The kernel of a linear transformation $T:V\to W$, denoted by $\ker(T)$, is defined to be the set of elements in the domain space $V$ which are mapped to zero, that is, $\ker (T)= \{x\in V: T(x)=0\}$. It is a routine to show that the kernel of every linear transformation is a vector subspace of the domain space. The question here, as far as I understand, is to determine the dimension of the kernel. That too is not too difficult to see.

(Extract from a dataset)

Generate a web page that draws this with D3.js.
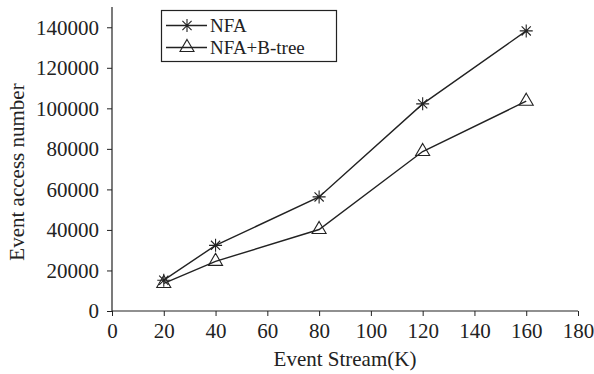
<!DOCTYPE html>
<html><head><meta charset="utf-8">
<script src="https://cdn.jsdelivr.net/npm/d3@7"></script>
<style>body{margin:0;background:#fff}svg{display:block}</style>
</head><body>
<script>
const xValues = [20, 40, 80, 120, 160];
const nfa = [15200, 32400, 56300, 102200, 138200];
const nfaBtree = [13600, 24500, 40200, 78700, 103500];
const seriesNames = ["NFA", "NFA+B-tree"];
const xTicks = [0, 20, 40, 60, 80, 100, 120, 140, 160, 180];
const yTicks = [0, 20000, 40000, 60000, 80000, 100000, 120000, 140000];

const W = 594, H = 374;
const font = "'Liberation Serif','Times New Roman',serif";
const fs = 21;
const ink = "#222";
const svg = d3.select("body").append("svg").attr("width", W).attr("height", H);

const x = d3.scaleLinear().domain([0, 180]).range([112, 578]);
const y = d3.scaleLinear().domain([0, 150000]).range([311, 7]);

const gx = svg.append("g").attr("transform", `translate(0,${y(0)})`);
gx.call(d3.axisBottom(x).tickValues(d3.range(10, 180, 20)).tickSize(3).tickFormat(""));
gx.call(d3.axisBottom(x).tickValues(xTicks).tickSize(5).tickSizeOuter(0).tickPadding(7).tickFormat(d3.format("d")));
const gy = svg.append("g").attr("transform", `translate(${x(0)},0)`);
gy.call(d3.axisLeft(y).tickValues(d3.range(10000, 150001, 20000)).tickSize(3).tickFormat(""));
gy.call(d3.axisLeft(y).tickValues(yTicks).tickSize(5).tickSizeOuter(0).tickPadding(8).tickFormat(d3.format("d")));
svg.selectAll(".domain").attr("stroke", ink).attr("stroke-width", 1.2);
svg.selectAll(".tick line").attr("stroke", ink).attr("stroke-width", 1);
svg.selectAll(".tick text").attr("font-family", font).attr("font-size", fs).attr("fill", ink);
gy.select(".domain").attr("d", `M0,${y(150000)}V${y(0)}`);
gx.select(".domain").attr("d", `M${x(0)},0H${x(180)}`);

svg.append("text").attr("x", x(90)).attr("y", 366).attr("text-anchor", "middle")
  .attr("font-family", font).attr("font-size", fs).attr("fill", ink).text("Event Stream(K)");
svg.append("text").attr("transform", `translate(24,172) rotate(-90)`)
  .attr("text-anchor", "middle").attr("font-family", font).attr("font-size", fs).attr("fill", ink)
  .text("Event access number");

const line = d3.line().x(d => x(d[0])).y(d => y(d[1]));
const s1 = xValues.map((v, i) => [v, nfa[i]]);
const s2 = xValues.map((v, i) => [v, nfaBtree[i]]);
[s1, s2].forEach(s => svg.append("path").attr("d", line(s)).attr("fill", "none")
  .attr("stroke", ink).attr("stroke-width", 1.4));

function star(g, cx, cy) {
  const r = 6.5;
  const p = [];
  for (let k = 0; k < 4; k++) {
    const a = k * Math.PI / 4;
    p.push(`M${cx - r*Math.cos(a)},${cy - r*Math.sin(a)}L${cx + r*Math.cos(a)},${cy + r*Math.sin(a)}`);
  }
  g.append("path").attr("d", p.join("")).attr("stroke", ink).attr("stroke-width", 1.1).attr("fill", "none");
}
function tri(g, cx, cy) {
  g.append("path").attr("d", d3.symbol().type(d3.symbolTriangle).size(85)())
    .attr("transform", `translate(${cx},${cy})`).attr("fill", "none").attr("stroke", ink).attr("stroke-width", 1.1);
}
s1.forEach(d => star(svg, x(d[0]), y(d[1])));
s2.forEach(d => tri(svg, x(d[0]), y(d[1])));

const lg = svg.append("g");
lg.append("rect").attr("x", 161.5).attr("y", 10.5).attr("width", 175).attr("height", 51)
  .attr("fill", "#fff").attr("stroke", ink).attr("stroke-width", 1.2);
const rows = [25.5, 47.5];
rows.forEach((ry, i) => {
  lg.append("line").attr("x1", 166).attr("x2", 207).attr("y1", ry).attr("y2", ry).attr("stroke", ink).attr("stroke-width", 1.4);
  if (i === 0) star(lg, 187, ry); else tri(lg, 187, ry);
  lg.append("text").attr("x", 210).attr("y", ry + 6.5).attr("font-family", font).attr("font-size", 19)
    .attr("fill", ink).text(seriesNames[i]);
});
</script>
</body></html>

Note that $\ker (T)= \{x\in \mathbb R^n: T(x)=0\}=\{x\in \mathbb R^n: u^Tx =0\}$, which is simply the set of all vectors in $\mathbb R^n$ that are orthogonal to the vector $u\in \mathbb R^n$. Let $\hat u$ be the normalization of $u$, that is, $\hat u=\frac{u}{\|u\|}$. Observe that the set $\{\hat u\}\subseteq \mathbb R^n$ can then be extended to an orthonormal basis of $\mathbb R^n$, say $\{\hat u, v_1, v_2,..., v_{n-1}\}$. Clearly then, a vector in $\mathbb R^n$ would be orthogonal to $u$ (or $\hat u$) if and only if it is a linear combination of $v_1,...,v_{n-1}$, that is, belongs to $span\{v_1,...v_{n-1}\}$. It then immediately follows that $\{v_1,...v_{n-1}\}$ is an orthonormal basis of $\ker T$ and hence the dimension is $n-1$.